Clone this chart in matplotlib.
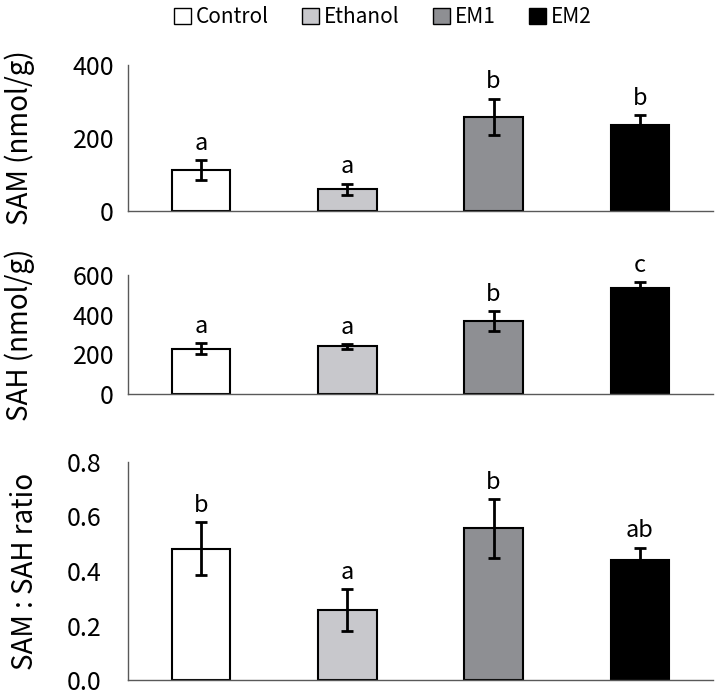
import matplotlib.pyplot as plt
from matplotlib.patches import Patch

plt.rcParams['font.family'] = ['Noto Sans CJK KR', 'DejaVu Sans']

groups = ["Control", "Ethanol", "EM1", "EM2"]
colors = ["#ffffff", "#c8c8cc", "#8e8f93", "#000000"]

sam = [112, 59, 258, 235]
sam_err = [28, 16, 50, 27]
sam_letters = ["a", "a", "b", "b"]

sah = [229, 240, 370, 534]
sah_err = [29, 11, 50, 31]
sah_letters = ["a", "a", "b", "c"]

ratio = [0.482, 0.258, 0.557, 0.440]
ratio_err = [0.098, 0.077, 0.108, 0.046]
ratio_letters = ["b", "a", "b", "ab"]

fig = plt.figure(figsize=(7.19, 6.96), dpi=100)

W = 719.0
H = 696.0
left = 128 / W
width = 585 / W


def panel(top, bottom, vals, errs, letters, ymax, yticks, ticklabels,
          ylabel, labelx, labelsize, pad):
    ax = fig.add_axes([left, 1 - bottom / H, width, (bottom - top) / H])
    x = range(len(groups))
    ax.bar(x, vals, width=0.4, color=colors, edgecolor="black", linewidth=1.5,
           zorder=2)
    ax.errorbar(x, vals, yerr=errs, fmt="none", ecolor="black", elinewidth=2,
                capsize=4, capthick=2, zorder=3)
    for i in x:
        ax.annotate(letters[i], (i, vals[i] + errs[i]), xytext=(0, 12),
                    textcoords="offset points", ha="center", va="center",
                    fontsize=17)
    ax.set_xlim(-0.5, 3.5)
    ax.set_ylim(0, ymax)
    ax.set_yticks(yticks)
    ax.set_yticklabels(ticklabels)
    ax.set_xticks([])
    ax.tick_params(axis="y", length=0, pad=pad, labelsize=18)
    for s in ["top", "right"]:
        ax.spines[s].set_visible(False)
    for s in ["left", "bottom"]:
        ax.spines[s].set_color("#595959")
        ax.spines[s].set_linewidth(1.0)
    # y label placed in figure pixels so it does not run off the edge
    fig.text(labelx / W, 1 - (top + bottom) / 2 / H, ylabel, rotation=90,
             ha="center", va="center", fontsize=labelsize)
    return ax


panel(65, 211, sam, sam_err, sam_letters, 400, [0, 200, 400],
      ["0", "200", "400"], "SAM (nmol/g)", 20, 20, 10)
panel(275, 394, sah, sah_err, sah_letters, 600, [0, 200, 400, 600],
      ["0", "200", "400", "600"], "SAH (nmol/g)", 20, 20, 10)
panel(462, 680, ratio, ratio_err, ratio_letters, 0.8,
      [0, 0.2, 0.4, 0.6, 0.8], ["0.0", "0.2", "0.4", "0.6", "0.8"],
      "SAM : SAH ratio", 25, 20, 19)

handles = [Patch(facecolor=c, edgecolor="black", linewidth=1.0) for c in colors]
fig.legend(handles, groups, loc="center", bbox_to_anchor=(383 / W, 1 - 17 / H),
           ncol=4, frameon=False, fontsize=15, handlelength=0.8,
           handleheight=0.8, handletextpad=0.25, columnspacing=1.6)

fig.savefig("out.png", dpi=100)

━━━━━━

Select all lines in the listing above where the word "matplotlib" appears, and show them.

Clone this chart in matplotlib.
import matplotlib.pyplot as plt
from matplotlib.patches import Patch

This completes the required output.